My friend Dawn Promislow read from her collection Jewels and Other Stories, Ava Homa read a passage from Glass Slippers, probably the best story in her collection Echoes from the Other Land, Sheniz Janmohamed read from her book of ghazals and H Nigel Thomas read an extract from his novel Lives: Whole and Otherwise.
This blog is about Sheniz Janmohamed’s book of ghazals Bleeding Light.
The ghazal is a unique concept in poetry where the singer is as important as (or perhaps more important than) the poet.

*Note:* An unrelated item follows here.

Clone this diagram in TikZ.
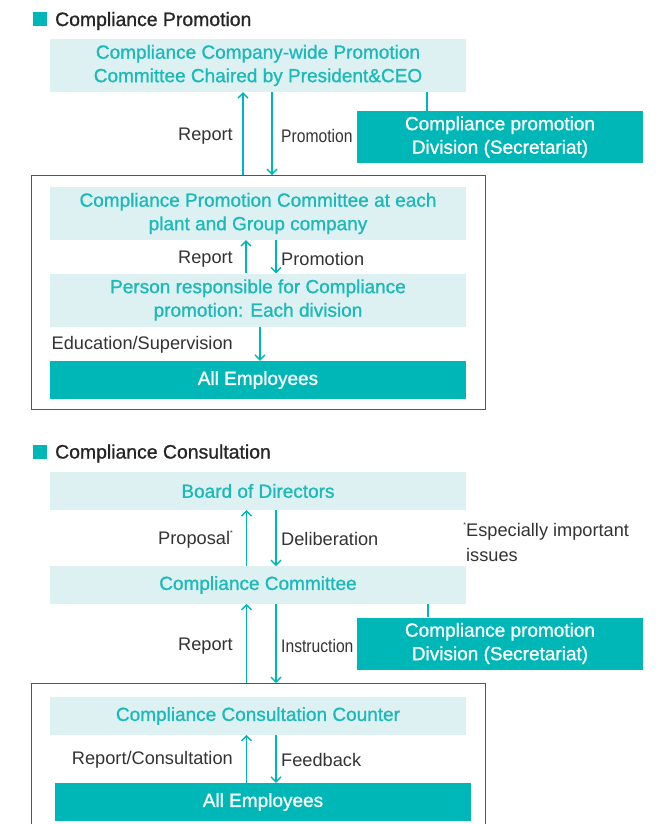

This amazing confluence of words and music makes ghazals not merely a pleasant experience, but a transcendental, even spiritual one.
Two of the best contemporary ghazal singers are Jagjit Singh and Ghulam Ali and the best ghazals they have sung are:
Jagjit Singh: Tum ko dekh to (poet: Javed Akhtar)
Ghulam Ali: Hangama hai (poet: Akbar Allahabadi).
I had never read ghazals in English before and quite frankly, it took some getting used to and re-readings before I began to enjoy Sheniz’s ghazals. All the ghazals are refreshing and make you see the world differently. Once the light touches your soul, you can’t remain unmoved.
Here’s one that I liked the most because it evokes so many images.
A man sells packets of socks in a gully where most men walk barefoot.
What can he do but rest his head on that ledge, hastily painted crimson?
In Old Town, Allah hu Akbar pounds the walls of crumbling Fort Jesus.
A taxi cuts us off, Allah is Great plastered on his window – in crimson.
At the Coast, we bargain shillings for bags and kisii stone elephants.
Indians are not good customers. The seller brands our skin crimson.
Bombs detonate at the steps of every mosque, in the throat of every believer.
If Allah is a war cry, how can we lift Bismillah from asphalt stained crimson.
If only we planted a thousand trees for each page we discard and crumple.
When her last pen snaps, Israh will draw blood and scrawl words in crimson.